Russell Nachman paints a lucid dream. Where have all the hippies gone? They have abandoned their utopias.
ARTIST STATEMENT
Growing up in the 1970s I witnessed the decay of 1960's idealism. Thoughts of social change, alternative beliefs and cultural experiments were quickly giving way to feelings of lost desperation. My child's eye caught the colors of the music, mystic pilgrimages, gurus, and revolutionaries, of pyramid power and alternative consciousness in a great kaleidoscope, yet the adult despair, whose darkening lens I couldn't comprehend, distorted the colors. My desire to be present, to live in the colors and dreams of my parents and their friends, bound, as only a child's mind can do, their visions of a better world with their damage. The world I saw was a baroque, childlike vision of dystopia that I constructed as utopia - as if loss and disappointment were somehow integral parts of happiness.
My work is a meditation combining personal and cultural history on utopian dreams in two parts: landscape and meta-narrative. The landscapes are environments of mental habitation (visually inspired, in part, by progressive rock album art of the 1970s) filled with icons and talismans that have specific function/relevance, but are inert - lost.

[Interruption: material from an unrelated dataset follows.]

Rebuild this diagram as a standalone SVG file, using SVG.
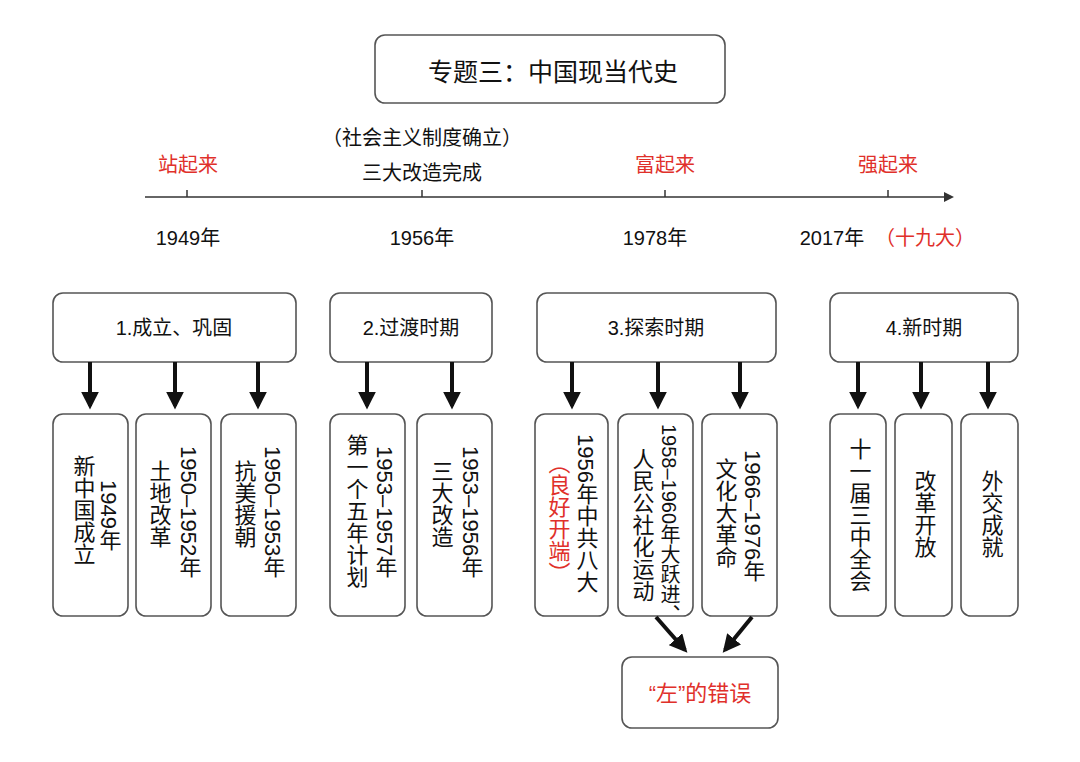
<svg xmlns="http://www.w3.org/2000/svg" width="1080" height="762" viewBox="0 0 1080 762">
<defs>
<style>
text{font-family:"Liberation Sans","Noto Sans CJK SC",sans-serif;font-size:20px;fill:#111}
.v{writing-mode:tb;text-orientation:mixed;font-size:22px}
.r{fill:#e0302a}
.b{fill:#fff;stroke:#555;stroke-width:1.6}
.c line{stroke:#111;stroke-width:4}
</style>
<marker id="ah" viewBox="0 0 10 10" refX="8" refY="5" markerWidth="4.5" markerHeight="4.5" orient="auto"><path d="M0,0L10,5L0,10z" fill="#111"/></marker>
</defs>
<rect width="1080" height="762" fill="#fff"/>
<g id="title"><rect class="b" x="375" y="35" width="350" height="68" rx="10"/><text x="553" y="81" text-anchor="middle" style="font-size:25px">专题三：中国现当代史</text></g>
<g id="timeline">
<line x1="145" y1="197" x2="948" y2="197" stroke="#333" stroke-width="1.5"/>
<path d="M944,192L954,197L944,202z" fill="#333"/>
<g stroke="#333" stroke-width="1.5"><line x1="187" y1="190" x2="187" y2="197"/><line x1="422" y1="190" x2="422" y2="197"/><line x1="665" y1="190" x2="665" y2="197"/><line x1="888" y1="190" x2="888" y2="197"/></g>
<text class="r" x="188" y="172" text-anchor="middle">站起来</text>
<text x="422" y="145" text-anchor="middle">（社会主义制度确立）</text>
<text x="422" y="180" text-anchor="middle">三大改造完成</text>
<text class="r" x="665" y="172" text-anchor="middle">富起来</text>
<text class="r" x="888" y="172" text-anchor="middle">强起来</text>
<text x="188" y="245" text-anchor="middle">1949年</text>
<text x="422" y="245" text-anchor="middle">1956年</text>
<text x="655" y="245" text-anchor="middle">1978年</text>
<text x="832" y="245" text-anchor="middle">2017年</text><text class="r" x="925" y="245" text-anchor="middle">（十九大）</text>
</g>
<g id="g1"><rect class="b" x="53" y="293" width="243" height="69" rx="10"/><text x="174" y="335" text-anchor="middle">1.成立、巩固</text></g>
<g id="g2"><rect class="b" x="330" y="293" width="162" height="69" rx="10"/><text x="411" y="335" text-anchor="middle">2.过渡时期</text></g>
<g id="g3"><rect class="b" x="537" y="293" width="239" height="69" rx="10"/><text x="656" y="335" text-anchor="middle">3.探索时期</text></g>
<g id="g4"><rect class="b" x="830" y="293" width="188" height="69" rx="10"/><text x="924" y="335" text-anchor="middle">4.新时期</text></g>
<g id="n1"><rect class="b" x="53" y="414" width="75" height="202" rx="10"/><text class="v" x="108" y="480">1949年</text><text class="v" x="82" y="455">新中国成立</text></g>
<g id="n2"><rect class="b" x="136" y="414" width="75" height="202" rx="10"/><text class="v" x="188" y="446">1950–1952年</text><text class="v" x="158" y="460">土地改革</text></g>
<g id="n3"><rect class="b" x="221" y="414" width="75" height="202" rx="10"/><text class="v" x="272" y="446">1950–1953年</text><text class="v" x="243" y="460">抗美援朝</text></g>
<g id="n4"><rect class="b" x="330" y="414" width="75" height="202" rx="10"/><text class="v" x="384" y="446">1953–1957年</text><text class="v" x="355" y="434">第一个五年计划</text></g>
<g id="n5"><rect class="b" x="417" y="414" width="75" height="202" rx="10"/><text class="v" x="470" y="446">1953–1956年</text><text class="v" x="440" y="460">三大改造</text></g>
<g id="n6"><rect class="b" x="535" y="414" width="73" height="202" rx="10"/><text class="v" x="585" y="434">1956年中共八大</text><text class="v r" x="557" y="452">（良好开端）</text></g>
<g id="n7"><rect class="b" x="618" y="414" width="75" height="202" rx="10"/><text class="v" x="669" y="424" style="font-size:20px">1958–1960年大跃进、</text><text class="v" x="641" y="448">人民公社化运动</text></g>
<g id="n8"><rect class="b" x="702" y="414" width="75" height="202" rx="10"/><text class="v" x="752" y="450">1966–1976年</text><text class="v" x="724" y="458">文化大革命</text></g>
<g id="n9"><rect class="b" x="830" y="414" width="56" height="202" rx="10"/><text class="v" x="858" y="438">十一届三中全会</text></g>
<g id="n10"><rect class="b" x="895" y="414" width="57" height="202" rx="10"/><text class="v" x="923" y="470">改革开放</text></g>
<g id="n11"><rect class="b" x="961" y="414" width="57" height="202" rx="10"/><text class="v" x="990" y="470">外交成就</text></g>
<g id="n12"><rect class="b" x="622" y="657" width="156" height="71" rx="10"/><text class="r" x="700" y="701" text-anchor="middle" style="font-size:22px">“左”的错误</text></g>
<g id="connectors" class="c">
<line x1="90" y1="362" x2="90" y2="406" marker-end="url(#ah)"/>
<line x1="175" y1="362" x2="175" y2="406" marker-end="url(#ah)"/>
<line x1="258" y1="362" x2="258" y2="406" marker-end="url(#ah)"/>
<line x1="367" y1="362" x2="367" y2="406" marker-end="url(#ah)"/>
<line x1="452" y1="362" x2="452" y2="406" marker-end="url(#ah)"/>
<line x1="572" y1="362" x2="572" y2="406" marker-end="url(#ah)"/>
<line x1="658" y1="362" x2="658" y2="406" marker-end="url(#ah)"/>
<line x1="740" y1="362" x2="740" y2="406" marker-end="url(#ah)"/>
<line x1="858" y1="362" x2="858" y2="406" marker-end="url(#ah)"/>
<line x1="921" y1="362" x2="921" y2="406" marker-end="url(#ah)"/>
<line x1="988" y1="362" x2="988" y2="406" marker-end="url(#ah)"/>
<line x1="656" y1="617" x2="685" y2="650" marker-end="url(#ah)"/>
<line x1="752" y1="617" x2="725" y2="650" marker-end="url(#ah)"/>
</g>
</svg>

The meta-narrative combines the histories, ghosts and gods that have engendered and perhaps abandoned these environments. My images range from the obvious to the eccentric, the social to the personal to purposely create an individual character.
An essential component of any utopia is that of Lack. This point de capiton is the drive that pre-figures a need for the idyllic. We have been expelled from the garden and wish to re-enter. This wishing to re-enter is the wish of becoming in our lack. But paradise is being not becoming. The simple fact is we want to construct a new paradise with all the things we have acquired from our tasting of the forbidden fruit. The forbidden fruit is awareness of self and awareness of self is the point de capiton ; it is Lack - the knowledge that there is something in which we are but cannot know. In life we embrace all that we are/are-not in awareness of self. It's a love affair with imperfection and in dreaming utopia we wish to bind ourselves with our imperfection in paradise. By placing paradise in the future -- just around the bend -- we intentionally hold on to Lack. In this utopia of the future is it not true that it's desirous to have knowledge of self and history to cherish under perfect skies? To return to paradise with all our wounds and loneliness present yet no longer potent?